Essas articulações já chegaram ao Palácio do Jaburu, residência oficial do vice-presidente, e o grande problema para a eventualidade de um processo de "impeachment" seria a falta de um acordo entre Lula e Temer para a sucessão em 2018. Encontrar motivação jurídica para um processo dessa natureza não seria problema, asseguram interlocutores qualificados.
A tranquilidade com que se trata de assuntos dessa gravidade é um sinal preocupante da ansiedade com que se aguarda o "pós-ajuste", quando o ajuste em si está apenas no começo e cheio de tropeços. A visão prematura de passar logo do estágio de aperto para notícias positivas, como tem reivindicado o ex-presidente Lula, mostra que a condescendência política com o governo Dilma Rousseff é limitada e a compreensão dos processos de ajuste econômicos, também.
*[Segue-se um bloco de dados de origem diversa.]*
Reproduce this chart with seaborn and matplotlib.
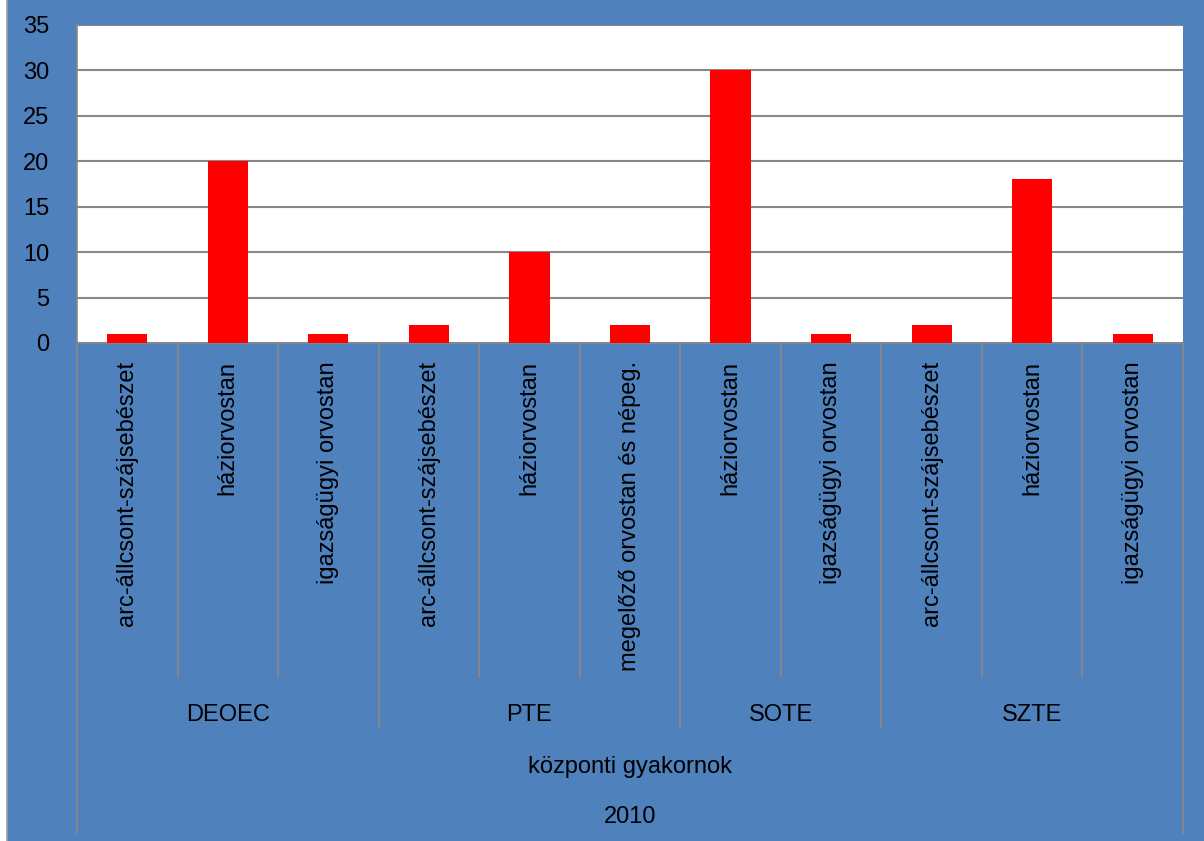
import matplotlib
matplotlib.use("Agg")
import matplotlib.pyplot as plt
import matplotlib.transforms as mtransforms
from matplotlib.patches import Rectangle
import pandas as pd
import seaborn as sns

# data
groups = ["DEOEC", "DEOEC", "DEOEC", "PTE", "PTE", "PTE", "SOTE", "SOTE", "SZTE", "SZTE", "SZTE"]
specialties = ["arc-állcsont-szájsebészet", "háziorvostan", "igazságügyi orvostan",
               "arc-állcsont-szájsebészet", "háziorvostan", "megelőző orvostan és népeg.",
               "háziorvostan", "igazságügyi orvostan",
               "arc-állcsont-szájsebészet", "háziorvostan", "igazságügyi orvostan"]
values = [1, 20, 1, 2, 10, 2, 30, 1, 2, 18, 1]
level2 = "központi gyakornok"
level3 = "2010"

BLUE = "#4F81BD"
GRID = "#888888"

df = pd.DataFrame({"pos": [str(i) for i in range(len(values))], "value": values})

sns.set_style("white")
plt.rcParams["font.family"] = ["Liberation Sans", "DejaVu Sans"]
plt.rcParams["text.color"] = "black"
plt.rcParams["xtick.labelcolor"] = "black"
plt.rcParams["ytick.labelcolor"] = "black"

fig = plt.figure(figsize=(12.04, 8.41), dpi=100)
fig.patch.set_facecolor("white")
fig.patches.append(Rectangle((7 / 1204, -0.01), 1.02, 1.02, transform=fig.transFigure,
                             facecolor=BLUE, edgecolor="#A0A0A0", linewidth=1.2, zorder=-10))

ax = fig.add_axes([77 / 1204, 1 - 343 / 841, (1183 - 77) / 1204, 318 / 841])
ax.set_zorder(5)
ax.set_facecolor("white")

sns.barplot(data=df, x="pos", y="value", color="#FF0000", width=0.4,
            saturation=1, linewidth=0, ax=ax, zorder=3)

ax.set_ylim(0, 35)
ax.set_yticks(range(0, 36, 5))
ax.set_xlim(-0.5, len(values) - 0.5)
ax.yaxis.grid(True, color=GRID, linewidth=1.5, zorder=0)
ax.set_axisbelow(True)
for s in ["top", "right", "bottom"]:
    ax.spines[s].set_visible(False)
ax.spines["left"].set_color(GRID)
ax.spines["left"].set_linewidth(1.2)
ax.tick_params(axis="y", length=9, width=1.2, color=GRID, labelsize=17, pad=11,
               labelcolor="black")
ax.set_xticks(range(len(values)))
ax.set_xticklabels(specialties, rotation=90, fontsize=17, va="top", ha="center")
ax.tick_params(axis="x", length=0, pad=13, labelcolor="black")
ax.set_xlabel("")
ax.set_ylabel("")

trans = mtransforms.blended_transform_factory(ax.transData, ax.transAxes)
line_kw = dict(color=GRID, linewidth=1.3, transform=trans, clip_on=False)

# bottom axis line
ax.plot([-0.5, len(values) - 0.5], [0, 0], **line_kw)

# separators between single categories
bounds = [i - 0.5 for i in range(1, len(values)) if groups[i] == groups[i - 1]]
for b in bounds:
    ax.plot([b, b], [0, -1.05], **line_kw)

# separators between groups
gbounds = [i - 0.5 for i in range(1, len(values)) if groups[i] != groups[i - 1]]
for b in gbounds:
    ax.plot([b, b], [0, -1.21], **line_kw)

# outer edges
for b in [-0.5, len(values) - 0.5]:
    ax.plot([b, b], [0, -1.54], **line_kw)

# group labels
start = 0
for i in range(1, len(values) + 1):
    if i == len(values) or groups[i] != groups[start]:
        ax.text((start + i - 1) / 2, -1.17, groups[start], transform=trans,
                ha="center", va="center", fontsize=17, color="black")
        start = i

mid = (len(values) - 1) / 2
ax.text(mid, -1.333, level2, transform=trans, ha="center", va="center", fontsize=17, color="black")
ax.text(mid, -1.491, level3, transform=trans, ha="center", va="center", fontsize=17, color="black")

fig.savefig("out.png", dpi=100, facecolor=fig.get_facecolor())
Uma das questões que aflige a área econômica é que todas as iniciativas que olham para o pós-ajuste, singelas ou ousadas, representam gasto de dinheiro inexistente no Tesouro Nacional. São incentivos para uns, isenções para outros ou financiamentos a juros subsidiados para terceiros, como se depois de um rápido esforço de contenção do déficit fosse possível voltar a ter farto acesso ao dinheiro público.